I would also like to add the fact the we live at our business and have a 24-7 perspective of what goes on in the downtown area. I would like for you to consider asking all others speaking on behalf of the matter if they live in the area and are then fully experienced to comment on the subject.
Thank you for your time and consideration,
-Juan Thorp and Susie Eaton
A.S. Ashley writes:
In two-plus years living in Downtown Pomona, I've seen nearly a half-dozen new restaurants open, empty storefronts filled, the renovation of the Fox Theater, and 30 percent growth in art venues in the Arts Colony.
And that's during these devastating financial times. Thank you, DPOA!

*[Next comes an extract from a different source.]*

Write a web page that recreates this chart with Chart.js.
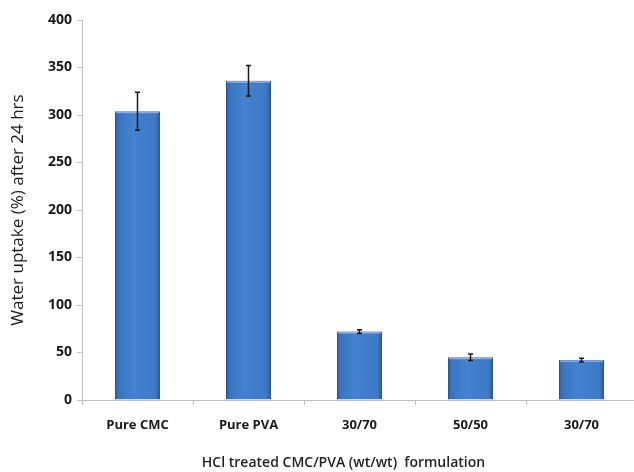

To read more of what Ashley writes about this subject, you can read his article in The Daily Bulletin
The Blue Core Gallery adds:
I am an artist here in the Pomona Art Colony, I moved here in 2001, became a VPD Commissioner when the P-BID was just in the works. I got married and moved away before it took effect, I was gone 5 years and just moved back 3 months ago and was amazed how Pomona had changed. I feel more secure now with the security the DPOA has on force. I have a 3 year old and we visit the Veterans park on a daily basis and to see the security on patrol is wonderful, not to mention the way the DPOA keeps this town clean, the visitors we get from the Metro Night out and other events. I can compare Pomona before the P-BID and after, because I was born and raised here in Pomona, went to all the schools here so I can speak with authority that Mr. Egan and the DPOA needs to be renewed, this town deserves to keep growing in the right direction and removal of the DPOA would put this town back to the state it was in when I left 5 years ago. thank you, Steve Ruiz ex VPD commissioner/artist
And this from Cheryl Bookout:
I have been a resident and director of an arts nonprofit in downtown Pomona since 1999. When the PBID was put in place and the DPOA took action, downtown Pomona took a turn in a long awaited direction...a very positive direction. I've been a member of various committees over the years, the goals were always the same for our downtown business district: a cleaner and safer city, to become a destination city in the greater Southern California community to experience art and culture and attract new commerce. These things are happening. If we should suddenly lose the DPOA, we would be thrown back to the days of dirty streets, graffiti on the windows and a less safe place to be. With the renovation of the Fox Theater as a music venue, the youth music crowd will be an ongoing part of our community. With this comes higher visibility for the area and a greater need for all the things that the DPOA provides.
Downtown Pomona needs the DPOA now, more than ever.